En Bref (Saisons 1-3)
Une fable drôle, douce et sensible où caricatures et simplifications côtoient profondeur et complexité. La saison 1 sert de présentation de plein de personnages aux orientations et questionnements sexuels divers, très divers, qui vont ensuite être lancés dans des intrigues amoureuses et familiales mouvementées, très mouvementées, écrasant tout autre enjeux qui sert simplement à faire bouger l'arrière-plan et les personnages. Pourquoi ça marche ? De très bons acteurs, une vie et une joie sincère dans la mise en scène et surtout ce qui fait l'essence de cette série : son ouverture d'esprit contagieuse.
Plus en Détail
"Sex Education" est-elle une série réaliste ? Question difficile, et à première vue on est tenté de dire non. Quelque chose sonne faux dans ce lycée qui n'emploie qu'une dizaine de professeurs dont seulement 2 semblent importants, ce monde en raccord avec les dernières technologies mais où les voitures sortent tout droit des années 90, ces adolescents de 17 ans qui en font 25 physiquement (acteurs oblige) mais aussi mentalement. Néanmoins ce cadre n'est-il pas destabilisant exprès ? La série offre un bulle propice à une histoire pas comme les autres, une sorte de conte, et on se laisse embarquer dès les premières minutes.
La raison est que, à l'opposé du cadre, les problèmes et questionnement que les personnages vont vivre sonnent tout de suite vrai et ne sont absolument pas évidents. Cette alliance entre écriture et jeu d'acteur très justes, subtils et sensibles fonctionne parfaitement. A l'image de Jean Milburn, la série milite pour que les adolescents aient cette ouverture d'esprit et cette aisance à parler de leur sexualité. C'est pour cela qu'elle montre un monde un peu parallèle où un lycée aurait franchi le pas malgré l'avis public et les investisseurs.
Comme le souligne Otis à la fin de la saison 3, les problèmes ont toujours existé, que l'on en parle ou non.
D'ailleurs l'intrigue bloque à chaque fois qu'un personnage s'entête dans un mutisme frustrant.
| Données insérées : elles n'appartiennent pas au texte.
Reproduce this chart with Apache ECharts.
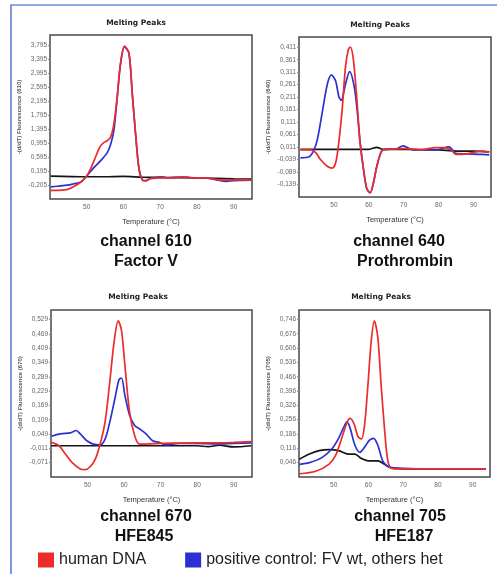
<!DOCTYPE html>
<html>
<head>
<meta charset="utf-8">
<script src="https://cdn.jsdelivr.net/npm/echarts@6/dist/echarts.min.js"></script>
<style>
  html, body { margin: 0; padding: 0; background: #fff; }
  #chart { width: 497px; height: 574px; }
</style>
</head>
<body>
<div id="chart"></div>
<script>
// melting peak curves (temperature in °C, -(d/dT) fluorescence)
var legendNames = ['human DNA', 'positive control: FV wt, others het'];
var xTicks = [50, 60, 70, 80, 90];

// channel 610 - Factor V
var c610RedT = [40.2, 42, 44.8, 46.5, 48.4, 50, 51, 52, 53, 53.8, 54.8, 55.6, 56.5, 57.4, 58.3, 59.2, 60.3, 61.5, 62.4, 63.3, 64.2, 65.1, 66, 67.4, 70.5, 73, 76.8, 79, 82.7, 85.4, 88, 90, 94.8];
var c610RedV = [-0.36, -0.36, -0.33, -0.25, -0.12, 0.05, 0.25, 0.49, 0.75, 0.92, 1.02, 1.06, 1.16, 1.55, 2.31, 3.27, 3.76, 3.56, 2.41, 1.26, 0.28, -0.06, -0.09, -0.02, 0.0, 0.0, 0.02, 0.0, 0.0, -0.05, -0.07, -0.06, -0.06];
var c610BlueT = [40.2, 42, 44.8, 46.5, 48.4, 50, 52, 53.8, 55.6, 56.5, 57.4, 58.3, 59.2, 60.3, 61.5, 62.4, 63.3, 64.2, 65.1, 66, 67.4, 69, 70.5, 72, 76.8, 79, 82.7, 85.4, 88, 90, 94.8];
var c610BlueV = [-0.26, -0.24, -0.21, -0.17, -0.12, 0.05, 0.3, 0.49, 0.72, 0.95, 1.36, 2.3, 3.25, 3.74, 3.55, 2.4, 1.25, 0.28, -0.05, -0.08, -0.02, 0.01, 0.03, 0.0, 0.02, 0.0, -0.01, -0.06, -0.1, -0.08, -0.07];
var c610BlackT = [40.2, 50, 55, 60, 65, 70, 80, 90, 94.8];
var c610BlackV = [0.05, 0.03, 0.03, 0.04, 0.02, 0.01, 0.0, -0.03, -0.04];

// channel 640 - Prothrombin
var c640RedT = [40.4, 43.4, 44.8, 46.2, 48.1, 49.5, 50.5, 51.4, 52.4, 53.3, 54.1, 54.7, 55.5, 56.4, 57.5, 58.5, 59.4, 60.4, 61.3, 62.3, 63.7, 65.1, 70, 75, 79.2, 81.5, 83.5, 85, 88, 92.5, 94.5];
var c640RedV = [0.0, 0.0, -0.011, -0.04, -0.066, -0.073, -0.052, 0.03, 0.167, 0.33, 0.4, 0.412, 0.37, 0.235, 0.03, -0.08, -0.155, -0.172, -0.134, -0.066, -0.004, 0.002, 0.005, 0.0, 0.009, 0.009, 0.0, -0.018, -0.016, -0.005, -0.01];
var c640BlueT = [40.4, 42.9, 44.3, 45.3, 46.7, 48.1, 49.3, 50.5, 51.4, 52.1, 53.3, 54.5, 55.7, 56.6, 57.5, 58.5, 59.4, 60.4, 61.3, 62.3, 63.7, 65.1, 68, 69.8, 72.6, 79.2, 83, 84.9, 88, 92.5, 94.5];
var c640BlueV = [-0.032, -0.028, 0.0, 0.044, 0.153, 0.262, 0.3, 0.276, 0.214, 0.198, 0.262, 0.313, 0.262, 0.167, 0.03, -0.08, -0.155, -0.172, -0.134, -0.066, -0.004, 0.002, 0.004, 0.016, 0.0, 0.0, 0.012, -0.014, -0.016, -0.018, -0.02];
var c640BlackT = [40.4, 50, 60, 62.3, 64, 70, 80, 85, 90, 94.5];
var c640BlackV = [0.002, 0.002, 0.002, 0.01, 0.002, 0.002, 0.0, -0.005, -0.005, -0.008];

// channel 670 - HFE845
var c670RedT = [40.1, 42.2, 44, 45.8, 48, 49.4, 50.7, 52.1, 53.4, 54.8, 56.1, 57.3, 58.4, 59.3, 60.2, 61.5, 62.9, 64.2, 66, 70, 75, 80, 85, 90, 94.8];
var c670RedV = [0.014, 0.0, -0.036, -0.071, -0.097, -0.1, -0.088, -0.057, 0.004, 0.1, 0.27, 0.44, 0.523, 0.483, 0.341, 0.142, 0.042, 0.007, 0.007, 0.01, 0.011, 0.012, 0.012, 0.014, 0.017];
var c670BlueT = [40.1, 42.6, 45.3, 46.9, 48, 49.8, 51.6, 53.4, 54.8, 56.1, 57.5, 58.6, 59.3, 60.2, 61.5, 62.9, 64.2, 66, 67.8, 69.6, 71.4, 75, 80, 85, 90, 94.8];
var c670BlueV = [0.04, 0.05, 0.054, 0.064, 0.05, 0.021, 0.007, 0.004, 0.028, 0.1, 0.199, 0.277, 0.284, 0.213, 0.128, 0.085, 0.071, 0.05, 0.021, 0.014, 0.004, 0.01, 0.01, 0.008, 0.01, 0.012];
var c670BlackT = [40.1, 50, 60, 70, 80, 83, 86, 90, 94.8];
var c670BlackV = [0.0, 0.0, 0.0, 0.0, 0.0, -0.004, 0.002, -0.005, 0.0];

// channel 705 - HFE187
var c705RedT = [40.1, 44.8, 48.6, 50.5, 52.3, 53.8, 54.7, 55.9, 57, 58, 58.9, 59.9, 60.8, 61.7, 62.7, 63.6, 64.6, 65.5, 66.4, 68.3, 75, 85, 93.8];
var c705RedV = [-0.008, 0.004, 0.038, 0.08, 0.165, 0.241, 0.262, 0.233, 0.173, 0.162, 0.233, 0.437, 0.641, 0.739, 0.658, 0.437, 0.216, 0.063, 0.021, 0.016, 0.016, 0.016, 0.016];
var c705BlueT = [40.1, 43, 46.7, 49.5, 51.4, 52.8, 53.8, 54.7, 56.1, 57.5, 58.9, 60.3, 61.5, 62.7, 64.1, 65.5, 67.4, 75, 85, 93.8];
var c705BlueV = [0.038, 0.046, 0.072, 0.114, 0.165, 0.216, 0.245, 0.216, 0.131, 0.097, 0.122, 0.156, 0.165, 0.131, 0.055, 0.029, 0.021, 0.016, 0.014, 0.016];
var c705BlackT = [40.1, 43, 45.8, 48.6, 51.4, 54.2, 56.1, 58, 59.9, 62.7, 64.6, 66.4, 70, 80, 93.8];
var c705BlackV = [0.063, 0.088, 0.105, 0.11, 0.105, 0.088, 0.088, 0.066, 0.055, 0.055, 0.038, 0.021, 0.016, 0.016, 0.016];

// y axis ticks: first labelled tick, step (min is one step below)
var yFirst = [-0.205, -0.139, -0.071, 0.046];
var yStep = [0.4, 0.05, 0.06, 0.07];
var yMax = [4.08, 0.452, 0.569, 0.792];
var yNames = ['-(d/dT) Fluorescence (610)', '-(d/dT) Fluorescence (640)', '-(d/dT) Fluorescence (670)', '-(d/dT) Fluorescence (705)'];

var RED = '#ec2b2b', BLUE = '#2c2fd2', BLACK = '#151515';
var grids = [
  {left: 50, top: 35, width: 202, height: 164},
  {left: 299, top: 37, width: 192, height: 160},
  {left: 51, top: 310, width: 201, height: 167},
  {left: 299, top: 310, width: 191, height: 167}
];

function pairs(t, v) {
  return t.map(function (x, i) { return [x, v[i]]; });
}
function line(name, t, v, color, idx) {
  return {
    type: 'line', name: name, xAxisIndex: idx, yAxisIndex: idx,
    data: pairs(t, v), showSymbol: false, smooth: 0.3,
    lineStyle: {color: color, width: 1.7}, itemStyle: {color: color},
    animation: false
  };
}

var curves = [
  [c610BlackT, c610BlackV, c610BlueT, c610BlueV, c610RedT, c610RedV],
  [c640BlackT, c640BlackV, c640BlueT, c640BlueV, c640RedT, c640RedV],
  [c670BlackT, c670BlackV, c670BlueT, c670BlueV, c670RedT, c670RedV],
  [c705BlackT, c705BlackV, c705BlueT, c705BlueV, c705RedT, c705RedV]
];

var series = [];
curves.forEach(function (c, i) {
  series.push(line('negative', c[0], c[1], BLACK, i));
  series.push(line(legendNames[1], c[2], c[3], BLUE, i));
  series.push(line(legendNames[0], c[4], c[5], RED, i));
});

var smallFont = '"Liberation Sans Narrow", "Liberation Sans", sans-serif';

var xAxes = grids.map(function (g, i) {
  return {
    type: 'value', gridIndex: i, min: 40, max: 95, interval: 10,
    name: 'Temperature (°C)', nameLocation: 'middle', nameGap: 19,
    nameTextStyle: {fontSize: 7.5, color: '#333', fontFamily: smallFont},
    axisLine: {show: false}, axisTick: {show: false}, splitLine: {show: false},
    axisLabel: {
      fontSize: 6.5, color: '#666', fontFamily: smallFont, margin: 5,
      showMinLabel: false, showMaxLabel: false,
      formatter: function (v) { return xTicks.indexOf(v) >= 0 ? String(v) : ''; }
    }
  };
});

var yAxes = grids.map(function (g, i) {
  return {
    type: 'value', gridIndex: i,
    min: +(yFirst[i] - yStep[i]).toFixed(3), max: yMax[i], interval: yStep[i],
    name: yNames[i], nameLocation: 'middle', nameGap: 28,
    nameTextStyle: {fontSize: 6, fontWeight: 'bold', color: '#555', fontFamily: smallFont},
    axisLine: {show: false},
    axisTick: {show: true, length: 2, lineStyle: {color: '#888'}},
    splitLine: {show: false},
    axisLabel: {
      fontSize: 6.5, color: '#666', fontFamily: smallFont, margin: 3,
      showMinLabel: false, showMaxLabel: false,
      formatter: function (v) { return v.toFixed(3).replace('.', ','); }
    }
  };
});

var titleFont = 'bold 7.5px "DejaVu Sans", sans-serif';
var capFont = 'bold 16px "Liberation Sans", Arial, sans-serif';
function txt(x, y, s, font, color) {
  return {type: 'text', x: x, y: y, silent: true,
    style: {text: s, font: font, fill: color || '#111', textAlign: 'center', textVerticalAlign: 'middle'}};
}

var option = {
  backgroundColor: '#fff',
  animation: false,
  grid: grids.map(function (g) {
    return {left: g.left, top: g.top, width: g.width, height: g.height,
      show: true, borderColor: '#4a4a4a', borderWidth: 1.5, backgroundColor: '#fff'};
  }),
  xAxis: xAxes,
  yAxis: yAxes,
  legend: {
    left: 38, top: 552, padding: 0, itemWidth: 16, itemHeight: 15, itemGap: 39,
    icon: 'rect', selectedMode: false, data: legendNames,
    textStyle: {fontSize: 16, color: '#222', fontFamily: '"Liberation Sans", Arial, sans-serif'}
  },
  graphic: [
    {type: 'polyline', silent: true,
      shape: {points: [[11, 574], [11, 5], [497, 5]]},
      style: {stroke: '#2a52c9', lineWidth: 1.2, fill: null}},
    txt(136, 23, 'Melting Peaks', titleFont, '#222'),
    txt(380, 25, 'Melting Peaks', titleFont, '#222'),
    txt(138, 297, 'Melting Peaks', titleFont, '#222'),
    txt(381, 297, 'Melting Peaks', titleFont, '#222'),
    txt(146, 242, 'channel 610', capFont),
    txt(146, 262, 'Factor V', capFont),
    txt(399, 242, 'channel 640', capFont),
    txt(405, 262, 'Prothrombin', capFont),
    txt(146, 517, 'channel 670', capFont),
    txt(144, 537, 'HFE845', capFont),
    txt(400, 517, 'channel 705', capFont),
    txt(404, 537, 'HFE187', capFont)
  ],
  series: series
};

var myChart = echarts.init(document.getElementById('chart'));
myChart.setOption(option);
</script>
</body>
</html>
Parlons de l'intrigue justement. Si la romance et les problèmes familiaux sont à un premier plan si écrasant, c'est surtout pour comprendre l'intimité et la complexité de chacun. On peut penser à un moment que certains personnages sont bloqués dans une caricature d'eux-mêmes. Mais les exemples
de Adam dans la saison 2, de Ruby dans la saison 3 ou de Hope et Michael à la fin de cette même saison
montrent qu'on peut toujours avoir un développement fort si on s'intéresse à leur intimité de plus près. Comme une grande séance de psychanalyse, chaque personnage passe sous les yeux du spectateur compatissant et la série s'ouvre au fur et à mesure à la richesse des orientations et identités sexuelles.
Cependant l'angle d'attaque de tout cela est très enjoué. Des rires parsèment le visionnage devant le comique de situation constant, frôlant parfois l'absurde. C'est coloré et rythmé à l'image d'un ado qui ne cherche qu'à s'amuser et à se comprendre, à l'image du sexe aussi, qui est censé être un jeu bienveillant quels que soient les protagonistes. Cette "éducation sexuelle" et sentimentale au sens large le martèle continûment mais gentiment, abordant aussi des sujets plus graves tels que l'humiliation publique ou pire, l'agression sexuelle. Alors oui, le parti pris est de privilégier fortement les histoires de couple et de manière générale, tout tourne autour du sexe (c'est dans le titre). Mais d'une manière tellement naturelle que j'ai pris beaucoup de plaisir devant ce spectacle novateur.